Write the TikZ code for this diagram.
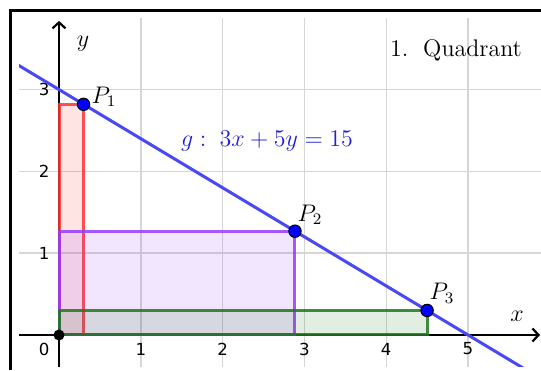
\documentclass[tikz,border=0pt]{standalone}
\usepackage{fontspec}
\newfontfamily\ticksfont{DejaVu Sans}
\usetikzlibrary{arrows.meta}
\definecolor{gline}{RGB}{72,72,245}
\definecolor{gtext}{RGB}{30,30,220}
\definecolor{gridgray}{RGB}{214,214,214}
\definecolor{rectred}{RGB}{255,50,50}
\definecolor{rectpurple}{RGB}{150,60,250}
\definecolor{rectgreen}{RGB}{30,120,30}
\tikzset{
  gridline/.style={draw=gridgray, line width=0.7pt},
  axisline/.style={draw=black, line width=1.25pt, -{Straight Barb[length=3pt,width=6.5pt,line width=1.1pt]}},
  ticklab/.style={font=\ticksfont\fontsize{8.3}{9}\selectfont, inner sep=0pt},
  rectbox/.style={line width=1.5pt, draw opacity=0.85, fill opacity=0.13},
  ptdot/.style={circle, fill=blue, draw=black, line width=0.5pt, minimum size=6.2pt, inner sep=0pt},
  mathlab/.style={inner sep=0pt},
}
\begin{document}
\begin{tikzpicture}[x=40.9pt,y=40.9pt,font=\fontsize{12}{14}\selectfont]
\useasboundingbox (-0.7213,-0.4279) rectangle (5.8924,4.0954);
% grid
\begin{scope}
\clip (-0.489,-0.391) rectangle (5.8924,3.875);
\foreach \i in {1,...,5} \draw[gridline] (\i,-0.391) -- (\i,3.875);
\foreach \j in {1,2,3} \draw[gridline] (-0.489,\j) -- (5.8924,\j);
\end{scope}
% frame
\draw[line width=1.6pt] (-0.5929,-0.4279) -- (-0.5929,3.967) -- (5.8924,3.967);
% axes
\coordinate (xl) at (-0.489,0);
\coordinate (xr) at (5.88,0);
\coordinate (yb) at (0,-0.391);
\coordinate (yt) at (0,3.84);
\draw[axisline] (xl) -- (xr);
\draw[axisline] (yb) -- (yt);
% tick labels
\node[ticklab] (t0) at (-0.183,-0.171) {0};
\foreach \i in {1,...,5} \node[ticklab] (tx\i) at (\i,-0.171) {\i};
\foreach \j in {1,2,3} \node[ticklab] (ty\j) at (-0.183,\j) {\j};
% rectangles
\draw[rectbox, draw=rectred, fill=rectred] (0,0) rectangle (0.3,2.82);
\draw[rectbox, draw=rectpurple, fill=rectpurple] (0,0) rectangle (2.885,1.26);
\draw[rectbox, draw=rectgreen, fill=rectgreen] (0,0) rectangle (4.5,0.3);
% line g
\begin{scope}
\clip (-0.489,-0.391) rectangle (5.8924,3.875);
\draw[gline, line width=1.5pt] (-0.6,3.36) -- (5.8,-0.48);
\end{scope}
% points
\node[circle, fill=black, minimum size=5.5pt, inner sep=0pt] (O) at (0,0) {};
\node[ptdot] (P1) at (0.3,2.82) {};
\node[ptdot] (P2) at (2.885,1.269) {};
\node[ptdot] (P3) at (4.5,0.3) {};
% labels
\node[mathlab] (lP1) at (0.55,2.91) {$P_1$};
\node[mathlab] (lP2) at (3.068,1.467) {$P_2$};
\node[mathlab] (lP3) at (4.682,0.513) {$P_3$};
\node[mathlab] (ly) at (0.293,3.557) {$y$};
\node[mathlab] (lx) at (5.599,0.232) {$x$};
\node[mathlab, text=gtext] (lg) at (2.543,2.372) {$g:\; 3x+5y=15$};
\node[mathlab] (quad) at (4.853,3.484) {1.\hspace{0.62em}Quadrant};
\end{tikzpicture}
\end{document}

+ + + + + + +

▸ Exercise instructions: All of the material above should be reproduced exactly, except the pictures.

▸ Reply:
Write the TikZ code for this diagram.
\documentclass[tikz,border=0pt]{standalone}
\usepackage{fontspec}
\newfontfamily\ticksfont{DejaVu Sans}
\usetikzlibrary{arrows.meta}
\definecolor{gline}{RGB}{72,72,245}
\definecolor{gtext}{RGB}{30,30,220}
\definecolor{gridgray}{RGB}{214,214,214}
\definecolor{rectred}{RGB}{255,50,50}
\definecolor{rectpurple}{RGB}{150,60,250}
\definecolor{rectgreen}{RGB}{30,120,30}
\tikzset{
  gridline/.style={draw=gridgray, line width=0.7pt},
  axisline/.style={draw=black, line width=1.25pt, -{Straight Barb[length=3pt,width=6.5pt,line width=1.1pt]}},
  ticklab/.style={font=\ticksfont\fontsize{8.3}{9}\selectfont, inner sep=0pt},
  rectbox/.style={line width=1.5pt, draw opacity=0.85, fill opacity=0.13},
  ptdot/.style={circle, fill=blue, draw=black, line width=0.5pt, minimum size=6.2pt, inner sep=0pt},
  mathlab/.style={inner sep=0pt},
}
\begin{document}
\begin{tikzpicture}[x=40.9pt,y=40.9pt,font=\fontsize{12}{14}\selectfont]
\useasboundingbox (-0.7213,-0.4279) rectangle (5.8924,4.0954);
% grid
\begin{scope}
\clip (-0.489,-0.391) rectangle (5.8924,3.875);
\foreach \i in {1,...,5} \draw[gridline] (\i,-0.391) -- (\i,3.875);
\foreach \j in {1,2,3} \draw[gridline] (-0.489,\j) -- (5.8924,\j);
\end{scope}
% frame
\draw[line width=1.6pt] (-0.5929,-0.4279) -- (-0.5929,3.967) -- (5.8924,3.967);
% axes
\coordinate (xl) at (-0.489,0);
\coordinate (xr) at (5.88,0);
\coordinate (yb) at (0,-0.391);
\coordinate (yt) at (0,3.84);
\draw[axisline] (xl) -- (xr);
\draw[axisline] (yb) -- (yt);
% tick labels
\node[ticklab] (t0) at (-0.183,-0.171) {0};
\foreach \i in {1,...,5} \node[ticklab] (tx\i) at (\i,-0.171) {\i};
\foreach \j in {1,2,3} \node[ticklab] (ty\j) at (-0.183,\j) {\j};
% rectangles
\draw[rectbox, draw=rectred, fill=rectred] (0,0) rectangle (0.3,2.82);
\draw[rectbox, draw=rectpurple, fill=rectpurple] (0,0) rectangle (2.885,1.26);
\draw[rectbox, draw=rectgreen, fill=rectgreen] (0,0) rectangle (4.5,0.3);
% line g
\begin{scope}
\clip (-0.489,-0.391) rectangle (5.8924,3.875);
\draw[gline, line width=1.5pt] (-0.6,3.36) -- (5.8,-0.48);
\end{scope}
% points
\node[circle, fill=black, minimum size=5.5pt, inner sep=0pt] (O) at (0,0) {};
\node[ptdot] (P1) at (0.3,2.82) {};
\node[ptdot] (P2) at (2.885,1.269) {};
\node[ptdot] (P3) at (4.5,0.3) {};
% labels
\node[mathlab] (lP1) at (0.55,2.91) {$P_1$};
\node[mathlab] (lP2) at (3.068,1.467) {$P_2$};
\node[mathlab] (lP3) at (4.682,0.513) {$P_3$};
\node[mathlab] (ly) at (0.293,3.557) {$y$};
\node[mathlab] (lx) at (5.599,0.232) {$x$};
\node[mathlab, text=gtext] (lg) at (2.543,2.372) {$g:\; 3x+5y=15$};
\node[mathlab] (quad) at (4.853,3.484) {1.\hspace{0.62em}Quadrant};
\end{tikzpicture}
\end{document}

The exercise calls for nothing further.